CFIT — The Deadliest Accident Type
Controlled Flight Into Terrain (CFIT) describes accidents where a fully functional, airworthy aircraft flies into terrain, water, or obstacles — because the pilot was unaware of the situation. CFIT is one of the most common causes of death in general and business aviation worldwide.
SVT directly addresses CFIT: the system provides visual and auditory warnings when the aircraft dangerously approaches terrain. In most systems (Garmin, Honeywell, Avidyne), SVT is linked with TAWS (Terrain Awareness and Warning System) — the terrain on the display changes color from green to yellow to red as it gets closer.
SVT in Practice — Which Systems Offer It?

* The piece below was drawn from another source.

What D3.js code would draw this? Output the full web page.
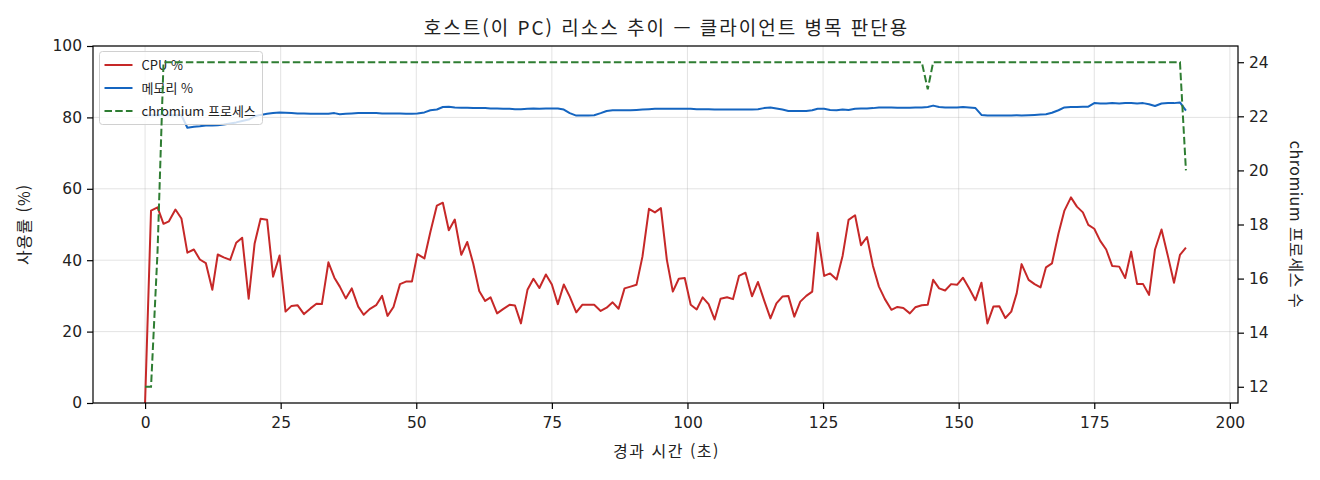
<!DOCTYPE html>
<html lang="ko">
<head>
<meta charset="utf-8" />
<script src="https://cdn.jsdelivr.net/npm/d3@7"></script>
<style>
  body { margin: 0; background: #fff; }
  svg text { font-family: "Noto Sans CJK KR", "DejaVu Sans", sans-serif; fill: #222; }
</style>
</head>
<body>
<script>

    const w = 1320;
    const h = 480;

    // elapsed seconds of each sample
    const elapsed = [0.0, 1.1, 2.3, 3.4, 4.4, 5.6, 6.7, 7.8, 9.0, 10.1,
        11.2, 12.4, 13.4, 14.5, 15.7, 16.8, 17.9, 19.1, 20.2, 21.3,
        22.5, 23.6, 24.8, 25.9, 27.0, 28.1, 29.3, 30.5, 31.6, 32.6,
        33.8, 34.9, 35.9, 37.0, 38.1, 39.3, 40.3, 41.4, 42.6, 43.7,
        44.7, 45.8, 47.0, 48.1, 49.2, 50.2, 51.5, 52.6, 53.8, 54.9,
        56.0, 57.1, 58.3, 59.4, 60.5, 61.6, 62.7, 63.7, 64.9, 66.0,
        67.2, 68.2, 69.3, 70.5, 71.6, 72.7, 73.9, 75.0, 76.1, 77.2,
        78.3, 79.5, 80.6, 81.7, 82.8, 84.0, 85.1, 86.2, 87.3, 88.4,
        89.5, 90.6, 91.7, 92.9, 94.0, 95.1, 96.2, 97.3, 98.4, 99.5,
        100.6, 101.7, 102.8, 103.9, 105.0, 106.1, 107.3, 108.4, 109.5, 110.7,
        111.9, 113.0, 114.1, 115.3, 116.4, 117.5, 118.6, 119.7, 120.8, 121.9,
        123.0, 124.0, 125.2, 126.3, 127.5, 128.6, 129.7, 130.9, 132.0, 133.1,
        134.2, 135.3, 136.4, 137.6, 138.7, 139.8, 141.0, 142.0, 143.2, 144.3,
        145.3, 146.4, 147.5, 148.6, 149.7, 150.8, 151.9, 153.1, 154.2, 155.3,
        156.4, 157.5, 158.6, 159.7, 160.7, 161.6, 162.9, 164.0, 165.1, 166.1,
        167.2, 168.4, 169.5, 170.7, 171.8, 172.9, 173.9, 175.0, 176.1, 177.2,
        178.3, 179.6, 180.7, 181.8, 182.9, 184.0, 185.1, 186.2, 187.4, 188.6,
        189.7, 190.8, 191.9];

    const cpu = [0.0, 53.9, 54.8, 50.2, 50.9, 54.2, 51.7, 42.1, 43.0, 40.2,
        39.2, 31.7, 41.6, 40.8, 40.1, 44.9, 46.3, 29.2, 44.7, 51.6,
        51.3, 35.4, 41.3, 25.6, 27.2, 27.4, 24.9, 26.5, 27.8, 27.7,
        39.4, 35.1, 32.6, 29.3, 32.1, 27.0, 24.7, 26.3, 27.4, 30.0,
        24.4, 26.9, 33.3, 34.0, 34.0, 41.7, 40.5, 47.9, 55.3, 56.1,
        48.4, 51.4, 41.5, 45.1, 39.1, 31.4, 28.6, 29.6, 25.1, 26.3,
        27.5, 27.3, 22.3, 31.7, 34.8, 32.2, 36.0, 33.2, 27.7, 33.2,
        29.8, 25.4, 27.5, 27.5, 27.5, 25.8, 26.7, 28.2, 26.4, 32.1,
        32.6, 33.1, 41.0, 54.4, 53.4, 54.6, 40.1, 31.2, 34.8, 35.0,
        27.5, 26.2, 29.6, 27.7, 23.4, 29.2, 29.6, 29.1, 35.6, 36.5,
        29.9, 33.9, 28.9, 23.7, 27.9, 29.8, 30.0, 24.2, 28.4, 30.0,
        31.2, 47.7, 35.6, 36.3, 34.6, 41.2, 51.3, 52.6, 44.2, 46.5,
        38.4, 32.6, 29.1, 26.1, 26.9, 26.6, 25.1, 26.8, 27.4, 27.5,
        34.5, 32.1, 31.5, 33.3, 33.1, 35.1, 32.2, 28.8, 33.7, 22.3,
        27.0, 27.1, 23.8, 25.6, 30.7, 38.9, 34.5, 33.3, 32.4, 38.0,
        39.1, 47.5, 53.9, 57.6, 55.0, 53.4, 49.9, 48.8, 45.4, 43.0,
        38.4, 38.2, 35.0, 42.4, 33.3, 33.3, 30.3, 43.0, 48.6, 41.0,
        33.7, 41.5, 43.5];

    const memory = [80.6, 80.6, 80.6, 80.6, 80.6, 80.6, 80.6, 77.1, 77.4, 77.5,
        77.7, 77.7, 77.8, 78.0, 78.3, 78.6, 79.0, 79.4, 80.3, 80.7,
        81.0, 81.2, 81.4, 81.3, 81.2, 81.1, 81.1, 81.0, 81.0, 81.0,
        81.0, 81.2, 80.9, 81.0, 81.1, 81.2, 81.2, 81.2, 81.2, 81.1,
        81.1, 81.1, 81.1, 81.0, 81.0, 81.1, 81.4, 82.0, 82.2, 82.9,
        83.0, 82.8, 82.7, 82.7, 82.6, 82.6, 82.6, 82.5, 82.5, 82.4,
        82.4, 82.3, 82.3, 82.4, 82.5, 82.4, 82.5, 82.5, 82.5, 82.2,
        81.2, 80.5, 80.5, 80.5, 80.6, 81.2, 81.8, 82.0, 82.0, 82.0,
        82.0, 82.1, 82.2, 82.3, 82.4, 82.4, 82.4, 82.4, 82.4, 82.4,
        82.4, 82.3, 82.3, 82.3, 82.2, 82.2, 82.2, 82.2, 82.2, 82.2,
        82.2, 82.3, 82.6, 82.8, 82.5, 82.2, 81.8, 81.8, 81.8, 81.8,
        82.0, 82.4, 82.4, 82.1, 82.0, 82.2, 82.1, 82.4, 82.5, 82.5,
        82.6, 82.8, 82.8, 82.8, 82.7, 82.7, 82.7, 82.8, 82.8, 82.9,
        83.3, 82.9, 82.8, 82.8, 82.8, 82.9, 82.8, 82.6, 80.7, 80.5,
        80.5, 80.5, 80.5, 80.5, 80.6, 80.5, 80.6, 80.7, 80.8, 80.9,
        81.3, 82.0, 82.8, 82.9, 82.9, 83.0, 83.0, 84.0, 83.9, 83.9,
        84.0, 83.9, 84.0, 84.0, 83.9, 84.0, 83.7, 83.2, 83.9, 84.0,
        84.0, 84.2, 81.9];

    const chromium = [12, 12, 17, 24, 24, 24, 24, 24, 24, 24,
        24, 24, 24, 24, 24, 24, 24, 24, 24, 24,
        24, 24, 24, 24, 24, 24, 24, 24, 24, 24,
        24, 24, 24, 24, 24, 24, 24, 24, 24, 24,
        24, 24, 24, 24, 24, 24, 24, 24, 24, 24,
        24, 24, 24, 24, 24, 24, 24, 24, 24, 24,
        24, 24, 24, 24, 24, 24, 24, 24, 24, 24,
        24, 24, 24, 24, 24, 24, 24, 24, 24, 24,
        24, 24, 24, 24, 24, 24, 24, 24, 24, 24,
        24, 24, 24, 24, 24, 24, 24, 24, 24, 24,
        24, 24, 24, 24, 24, 24, 24, 24, 24, 24,
        24, 24, 24, 24, 24, 24, 24, 24, 24, 24,
        24, 24, 24, 24, 24, 24, 24, 24, 24, 23,
        24, 24, 24, 24, 24, 24, 24, 24, 24, 24,
        24, 24, 24, 24, 24, 24, 24, 24, 24, 24,
        24, 24, 24, 24, 24, 24, 24, 24, 24, 24,
        24, 24, 24, 24, 24, 24, 24, 24, 24, 24,
        24, 24, 20];

    const xTicks = [0, 25, 50, 75, 100, 125, 150, 175, 200];
    const yTicks = [0, 20, 40, 60, 80, 100];
    const rTicks = [12, 14, 16, 18, 20, 22, 24];

    const title = "호스트(이 PC) 리소스 추이 — 클라이언트 병목 판단용";
    const seriesNames = ["CPU %", "메모리 %", "chromium 프로세스"];
    const colors = ["#c62828", "#1565c0", "#2e7d32"];

    const padLeft = 93, padRight = 1238, padTop = 46, padBottom = 403;

    const xScale = d3.scaleLinear().domain([-9.6, 201.5]).range([padLeft, padRight]);
    const yScale = d3.scaleLinear().domain([0, 100]).range([padBottom, padTop]);
    const rScale = d3.scaleLinear().domain([11.4, 24.6]).range([padBottom, padTop]);

    const svg = d3.select("body").append("svg")
        .attr("width", w)
        .attr("height", h);

    // grid
    svg.append("g").selectAll("line").data(xTicks).join("line")
        .attr("x1", d => xScale(d)).attr("x2", d => xScale(d))
        .attr("y1", padTop).attr("y2", padBottom)
        .attr("stroke", "#b0b0b0").attr("stroke-opacity", 0.35).attr("stroke-width", 1);
    svg.append("g").selectAll("line").data(yTicks).join("line")
        .attr("x1", padLeft).attr("x2", padRight)
        .attr("y1", d => yScale(d)).attr("y2", d => yScale(d))
        .attr("stroke", "#b0b0b0").attr("stroke-opacity", 0.35).attr("stroke-width", 1);

    const pts = elapsed.map((t, i) => ({ t, cpu: cpu[i], mem: memory[i], chr: chromium[i] }));

    const lineOf = (key, scale) => d3.line().x(d => xScale(d.t)).y(d => scale(d[key]));

    svg.append("path").datum(pts)
        .attr("d", lineOf("cpu", yScale))
        .attr("fill", "none").attr("stroke", colors[0]).attr("stroke-width", 2)
        .attr("stroke-linejoin", "round");
    svg.append("path").datum(pts)
        .attr("d", lineOf("mem", yScale))
        .attr("fill", "none").attr("stroke", colors[1]).attr("stroke-width", 2)
        .attr("stroke-linejoin", "round");

    // legend sits under the twin-axis line
    const legend = svg.append("g").attr("transform", "translate(99.5,51.5)");
    legend.append("rect")
        .attr("width", 163).attr("height", 73).attr("rx", 3)
        .attr("fill", "#fff").attr("fill-opacity", 0.8)
        .attr("stroke", "#d0d0d0").attr("stroke-width", 1);
    seriesNames.forEach((name, i) => {
        const yy = 13.5 + i * 23;
        legend.append("line")
            .attr("x1", 5).attr("x2", 33).attr("y1", yy).attr("y2", yy)
            .attr("stroke", colors[i]).attr("stroke-width", 2)
            .attr("stroke-dasharray", i == 2 ? "7.5,3.2" : null);
        legend.append("text")
            .attr("x", 42).attr("y", yy).attr("dy", "0.35em")
            .style("font-size", "13px")
            .text(name);
    });

    svg.append("path").datum(pts)
        .attr("d", lineOf("chr", rScale))
        .attr("fill", "none").attr("stroke", colors[2]).attr("stroke-width", 2)
        .attr("stroke-dasharray", "7.5,3.2");

    // frame
    svg.append("rect")
        .attr("x", padLeft).attr("y", padTop)
        .attr("width", padRight - padLeft).attr("height", padBottom - padTop)
        .attr("fill", "none").attr("stroke", "#000").attr("stroke-width", 1.2);

    const xAxis = d3.axisBottom(xScale).tickValues(xTicks).tickSize(6).tickPadding(8);
    const yAxis = d3.axisLeft(yScale).tickValues(yTicks).tickSize(6).tickPadding(5);
    const rAxis = d3.axisRight(rScale).tickValues(rTicks).tickSize(6).tickPadding(5);

    const styleAxis = g => {
        g.select(".domain").remove();
        g.selectAll("text").style("font-size", "15.5px").attr("fill", "#222")
            .style("font-family", "'DejaVu Sans', sans-serif");
        g.selectAll("line").attr("stroke", "#000").attr("stroke-width", 1.2);
    };

    svg.append("g").attr("transform", `translate(0,${padBottom})`).call(xAxis).call(styleAxis);
    svg.append("g").attr("transform", `translate(${padLeft},0)`).call(yAxis).call(styleAxis);
    svg.append("g").attr("transform", `translate(${padRight},0)`).call(rAxis).call(styleAxis);

    svg.append("text")
        .attr("x", (padLeft + padRight) / 2 + 1).attr("y", 35)
        .attr("text-anchor", "middle")
        .style("font-size", "19px")
        .style("letter-spacing", "2px")
        .text(title);

    svg.append("text")
        .attr("x", (padLeft + padRight) / 2 + 1).attr("y", 457)
        .attr("text-anchor", "middle")
        .style("font-size", "16px")
        .style("letter-spacing", "1.5px")
        .text("경과 시간 (초)");

    svg.append("text")
        .attr("transform", `translate(30,${(padTop + padBottom) / 2}) rotate(-90)`)
        .attr("text-anchor", "middle")
        .style("font-size", "16px")
        .style("letter-spacing", "1px")
        .text("사용률 (%)");

    svg.append("text")
        .attr("transform", `translate(1290,${(padTop + padBottom) / 2}) rotate(90)`)
        .attr("text-anchor", "middle")
        .style("font-size", "16px")
        .style("letter-spacing", "0.5px")
        .text("chromium 프로세스 수");

</script>
</body>
</html>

SVT Availability by Avionics Platform
- Garmin G3000/G5000: Standard (SVT + TAWS-B)
- Garmin G1000/G1000 NXi: Optional (SVT as upgrade, USD 1,200–3,000)
- Garmin Perspective/Perspective+: Standard in Cirrus SR20/SR22
- Avidyne Entegra R9: Optional (SVT module retrofittable)
- Honeywell Primus Epic (Challenger, Global): Standard + Enhanced Vision (infrared camera)
- Collins Aerospace Pro Line Fusion: Standard (incl. optional infrared sensor)
Enhanced Vision System (EVS) — The Next Step
SVT shows what's in the database. EVS shows what's actually there — via infrared camera. High-end business jets (Bombardier Global, Gulfstream G-Series, Dassault Falcon) offer EVS optionally or as standard: an infrared camera in the nose of the aircraft transmits a real-time thermal image to the HUD (Head-Up Display) or PFD. In poor visibility, fog, or night conditions, the pilot can identify obstacles, runway markings, and other aircraft that would be invisible in visible light.
Synthetic Vision Technology is among the avionics innovations that demonstrably save lives. NTSB data shows a significant reduction in CFIT-related accidents in aircraft types where SVT was introduced as standard equipment.
When buying an aircraft: require SVT as a minimum — and check the date of the last installed terrain database. An outdated database can contain dangerous gaps in alpine regions or after new construction.